Miller v. Alabama

Summarized by:

  • Court: United States Supreme Court
  • Area(s) of Law: Criminal Law
  • Date Filed: November 7, 2011
  • Case #: 10-9646
  • Judge(s)/Court Below: Court Below: Alabama Court of Criminal Appeals
  • Full Text Opinion

Whether a sentence of life imprisonment without the possibility of parole is cruel and usual punishment under the Eighth Amendment when the offender was fourteen years old at the time of the criminal action.

Miller, a fourteen-year-old, beat a man with a baseball bat until the man could no longer get up from the floor of his trailer and then Miller set the trailer on fire. The victim died and Miller was convicted of capital murder and was sentenced to life without the possibility of parole.

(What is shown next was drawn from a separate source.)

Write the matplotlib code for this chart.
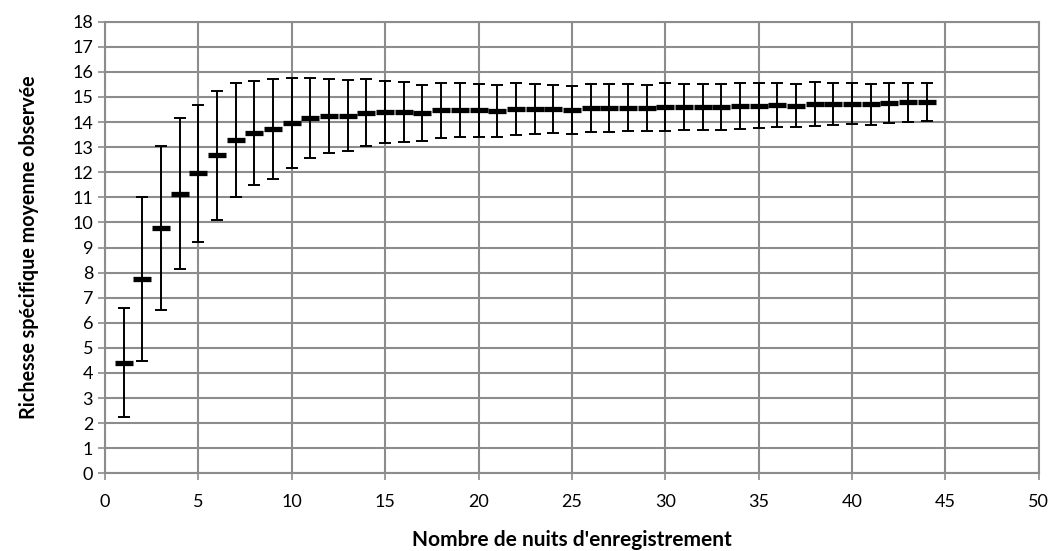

The Alabama Court of Appeals affirmed Miller’s conviction. The court held that to find that Miller’s sentence violated the 8th amendment, Miller needed to show that 1) there is a national consensus against sentencing 14-year-olds who have been convicted of capital murder to life in prison without the possibility of parole or 2) that Miller’s crime falls into a category of crimes that are less culpable. The court noted that this is a heavy burden to meet and Miller was unable to meet this burden. The court, in considering the legitimacy of the penological goals that Miller’s sentence serves, concluded that the state has a legitimate penological goal to seek retribution for children who commit capital murder. Finally, the court held that Miller’s sentence did not violate his Constitutional right to individualized sentencing because the Supreme Court has held that only in cases involving a death sentence is individualized sentencing required by the Constitution.